If you cash out when living in Switzerland (to buy real estate for example), then it’s taxed in your Canton or residence. If you cash out because you moved abroad, then it’s taxed by the Canton of domicile of the 3a institution. That’s why it may be interesting moving your stash to a Canton like Schwyz first.

That said, once in France that’ll be a “revenu imposable” so please please inform yourself very well before getting taxed heavily (and twice!).

It shouldn’t be taxed twice, the Swiss tax should be reimbursed once you prove you declared it.

Very good point. Indeed. Nevertheless the French taxman may get hungry so gather all the information before doing anything.

I’ve always wondered about this too… my thinking is that it would be useful to have a short period between quitting Swiss job and becoming resident elsewhere (unless that elsewhere is some tax haven).

The goal is to pay the small 3-6% rate here and get the cash out before becoming resident in another country. The ability to do this will of course depend on timing… what happens if someone ends their job on, e.g, March 31st in Switzerland, and starts a new job in new country on April 1st? There would clearly not be enough time to process the paperwork and get the money out before becoming resident in the new country… How would this work in practice? Get money here while already living elsewhere, and not declare it in the new country?

What makes you think that the tax treaty allows a gap between residency? I’d assume the treaty does not allow that. (I’m not saying people don’t try to do that, I just doubt it’s legal)

You could do a 3-countries move (e.g. move to Malta or somewhere they won’t tax the withdrawal), but I assume you have to be an actual resident (and file tax return in the following year, etc.) at the time you withdraw your swiss pension.

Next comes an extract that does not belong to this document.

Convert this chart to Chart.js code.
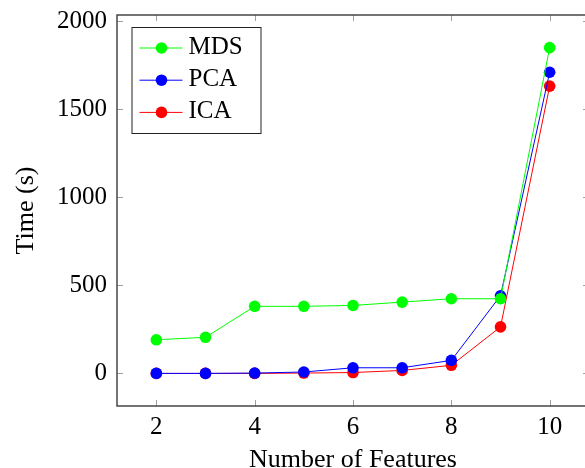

No gap, one would just be in CH, unemployed with intention to leave as soon as 3a is cashed out. Not sure if this is possible.

But it is clear that the low 3a tax here is irrelevant if one needs to pay full income tax (with credit given for the 3-6% paid here) in basically any other major devolped country.

Also, while we’re on the subject, how would this work for pillar 2 (for those moving outside Europe)?

There must be a legal way to time one’s residency to pay only CH pillar 2 or 3a tax and nothing in the destination country.

But if you’re still resident you can only cash out with the usual conditions (buying a house, starting a company, etc.).

If you’re no longer resident, you surely are resident somewhere else, right? FYI, it’s not usually full income tax being paid (at least when I checked for France it was some reduced rate).

As mentioned, the CH tax is meant to be reimbursed once you show you declared it in your new residence country. You can pick the new country to have a lower or similar tax rate for those as Switzerland.

My understanding is that the tax + social contribution is ~15% in France, which does not seem overly high (https://www.impots.gouv.fr/portail/files/formulaires/2041-gg/2018/2041-gg_2287.pdf)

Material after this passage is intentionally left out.